- _Records from a data collection_:
━━━━━━━━━━━━━━━━━━━━
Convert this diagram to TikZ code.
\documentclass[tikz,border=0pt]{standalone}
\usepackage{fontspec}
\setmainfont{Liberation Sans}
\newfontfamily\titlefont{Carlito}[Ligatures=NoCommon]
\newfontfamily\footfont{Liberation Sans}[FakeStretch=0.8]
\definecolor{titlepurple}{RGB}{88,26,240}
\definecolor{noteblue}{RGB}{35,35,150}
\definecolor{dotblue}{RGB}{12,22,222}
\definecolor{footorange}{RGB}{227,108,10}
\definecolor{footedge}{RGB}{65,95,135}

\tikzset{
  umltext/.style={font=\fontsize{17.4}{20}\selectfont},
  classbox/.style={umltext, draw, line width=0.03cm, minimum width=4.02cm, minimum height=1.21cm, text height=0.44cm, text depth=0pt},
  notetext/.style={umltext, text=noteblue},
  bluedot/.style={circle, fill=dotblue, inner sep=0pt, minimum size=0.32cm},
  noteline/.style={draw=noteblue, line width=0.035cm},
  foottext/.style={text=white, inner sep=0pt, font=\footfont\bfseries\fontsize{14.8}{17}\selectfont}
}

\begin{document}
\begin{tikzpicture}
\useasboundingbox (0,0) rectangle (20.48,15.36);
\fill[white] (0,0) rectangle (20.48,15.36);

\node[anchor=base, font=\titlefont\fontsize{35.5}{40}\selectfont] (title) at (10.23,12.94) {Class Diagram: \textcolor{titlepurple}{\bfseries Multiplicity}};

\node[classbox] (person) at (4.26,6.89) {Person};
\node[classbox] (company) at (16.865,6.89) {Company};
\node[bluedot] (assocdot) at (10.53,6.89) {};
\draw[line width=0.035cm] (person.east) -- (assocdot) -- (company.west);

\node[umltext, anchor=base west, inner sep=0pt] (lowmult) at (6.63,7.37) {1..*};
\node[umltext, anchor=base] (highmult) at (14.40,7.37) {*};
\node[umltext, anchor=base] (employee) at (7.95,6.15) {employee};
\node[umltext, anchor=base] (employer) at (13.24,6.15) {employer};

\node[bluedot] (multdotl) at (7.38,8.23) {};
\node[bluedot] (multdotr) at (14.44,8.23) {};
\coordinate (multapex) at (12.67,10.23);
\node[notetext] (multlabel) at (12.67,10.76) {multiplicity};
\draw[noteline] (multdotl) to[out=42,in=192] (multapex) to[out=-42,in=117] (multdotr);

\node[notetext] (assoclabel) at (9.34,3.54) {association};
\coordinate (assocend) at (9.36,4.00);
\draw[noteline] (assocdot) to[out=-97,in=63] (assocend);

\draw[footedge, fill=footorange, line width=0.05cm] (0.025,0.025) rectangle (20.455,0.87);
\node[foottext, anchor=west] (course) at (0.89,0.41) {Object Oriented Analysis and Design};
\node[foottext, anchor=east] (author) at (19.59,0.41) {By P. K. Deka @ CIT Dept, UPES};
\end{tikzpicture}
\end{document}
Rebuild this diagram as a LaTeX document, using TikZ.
━━━━━━━━━━━━━━━━━━━━
- _Exercise description_: Out of the material above, gather each line where "this" appears.

- _Exercise response_:
Convert this diagram to TikZ code.
Rebuild this diagram as a LaTeX document, using TikZ.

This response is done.